* [DATA SHOWN]:

━━━

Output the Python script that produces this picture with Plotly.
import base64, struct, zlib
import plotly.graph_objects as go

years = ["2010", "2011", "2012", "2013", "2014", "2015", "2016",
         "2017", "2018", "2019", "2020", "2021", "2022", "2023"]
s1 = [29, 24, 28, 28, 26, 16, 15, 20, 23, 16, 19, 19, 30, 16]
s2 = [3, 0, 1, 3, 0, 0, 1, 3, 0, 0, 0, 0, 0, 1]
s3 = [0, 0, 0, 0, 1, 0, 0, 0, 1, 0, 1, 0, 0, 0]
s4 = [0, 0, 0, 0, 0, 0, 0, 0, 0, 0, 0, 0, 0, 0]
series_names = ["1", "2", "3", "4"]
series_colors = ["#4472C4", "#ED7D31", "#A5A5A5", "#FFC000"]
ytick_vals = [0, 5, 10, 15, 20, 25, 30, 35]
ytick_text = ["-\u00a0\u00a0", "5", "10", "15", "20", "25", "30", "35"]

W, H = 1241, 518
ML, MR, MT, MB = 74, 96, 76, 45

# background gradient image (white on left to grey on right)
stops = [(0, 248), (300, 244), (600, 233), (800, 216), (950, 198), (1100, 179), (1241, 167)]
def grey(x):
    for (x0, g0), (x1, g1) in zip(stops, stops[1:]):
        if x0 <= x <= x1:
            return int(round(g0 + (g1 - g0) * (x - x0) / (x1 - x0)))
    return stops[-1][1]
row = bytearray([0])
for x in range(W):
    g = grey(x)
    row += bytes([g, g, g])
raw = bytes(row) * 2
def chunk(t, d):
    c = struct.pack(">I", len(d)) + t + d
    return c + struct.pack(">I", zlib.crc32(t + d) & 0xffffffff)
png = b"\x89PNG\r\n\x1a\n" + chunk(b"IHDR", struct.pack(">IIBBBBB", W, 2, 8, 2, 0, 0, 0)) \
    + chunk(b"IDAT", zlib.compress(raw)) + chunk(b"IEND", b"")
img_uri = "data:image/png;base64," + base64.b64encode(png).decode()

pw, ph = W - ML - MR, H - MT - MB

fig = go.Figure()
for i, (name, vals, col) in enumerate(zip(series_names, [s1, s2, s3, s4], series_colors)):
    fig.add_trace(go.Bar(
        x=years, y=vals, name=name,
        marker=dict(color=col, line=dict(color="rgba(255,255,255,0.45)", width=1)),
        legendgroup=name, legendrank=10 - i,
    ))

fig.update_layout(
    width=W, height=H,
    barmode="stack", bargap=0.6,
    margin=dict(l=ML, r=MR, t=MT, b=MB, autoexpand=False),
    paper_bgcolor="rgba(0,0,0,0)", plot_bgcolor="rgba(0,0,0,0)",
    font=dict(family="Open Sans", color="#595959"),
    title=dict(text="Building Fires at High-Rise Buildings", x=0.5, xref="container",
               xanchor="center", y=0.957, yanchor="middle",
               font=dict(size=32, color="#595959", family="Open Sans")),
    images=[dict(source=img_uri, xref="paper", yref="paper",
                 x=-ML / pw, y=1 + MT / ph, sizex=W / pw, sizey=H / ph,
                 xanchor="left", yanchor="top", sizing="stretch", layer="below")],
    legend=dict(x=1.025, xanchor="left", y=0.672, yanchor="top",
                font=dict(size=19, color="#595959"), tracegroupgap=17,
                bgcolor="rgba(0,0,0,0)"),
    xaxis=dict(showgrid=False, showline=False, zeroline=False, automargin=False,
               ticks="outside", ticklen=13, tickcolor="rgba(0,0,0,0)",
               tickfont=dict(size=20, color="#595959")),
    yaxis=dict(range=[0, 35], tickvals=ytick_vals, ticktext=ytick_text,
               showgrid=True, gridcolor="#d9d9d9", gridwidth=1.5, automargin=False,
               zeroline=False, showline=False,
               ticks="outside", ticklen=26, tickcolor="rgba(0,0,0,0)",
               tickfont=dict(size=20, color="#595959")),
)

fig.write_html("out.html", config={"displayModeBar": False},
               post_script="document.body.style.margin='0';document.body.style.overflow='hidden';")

━━━

Everything from the first line through the line containing "import plotly.graph_objects as go" should be quoted exactly, and nothing beyond it.

* [RESULT OF THIS TASK]:
Output the Python script that produces this picture with Plotly.
import base64, struct, zlib
import plotly.graph_objects as go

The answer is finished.